A meat-free filo tart with a creamy filling of spinach and sautéed garlic mushrooms
- 450g (1lb) baby leaf spinach
- 200g (7oz) fresh mushrooms, sliced
- 20g porcini mushrooms, soaked, drained and chopped
- 1 garlic clove, chopped
- 2tbsp olive oil
- 150ml double cream
- freshly grated nutmeg
- 8 to 10 sheets filo pastry
- 50g (2oz) butter, melted
- 25g (1oz) Parmesan, grated
- 2tbsp pine nuts, toasted
Preheat oven to 180 C, 160 C fan, 350 F, gas 4. Blanch the spinach in boiling water for a few minutes until wilted. Drain in a colander; leave to cool. Squeeze out excess moisture while you make the tart.

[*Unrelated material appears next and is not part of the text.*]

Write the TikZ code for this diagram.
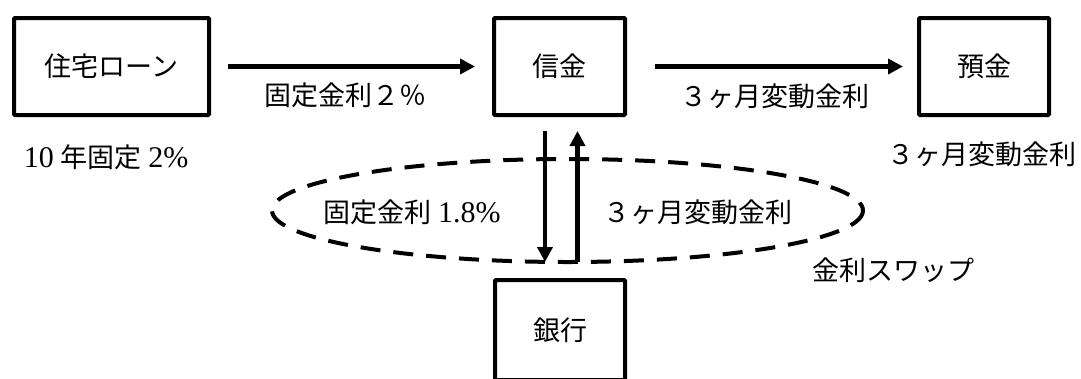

Fry the mushrooms and garlic in the oil for 5 minutes until just cooked. Remove from heat and stir in the cream and nutmeg. Brush a piece of filo with butter and use to line the base of a 20cm (8in) tart tin. Brush another piece with butter and place on top. Continue until the base and sides of the tin are completely lined – about 8 and 10 layers in total. Spread the spinach on the base of the pastry, followed by the mushroom and cream mix. Sprinkle over the Parmesan and bake for 15 to 20 minutes until pastry is golden. Top with pine nuts and serve.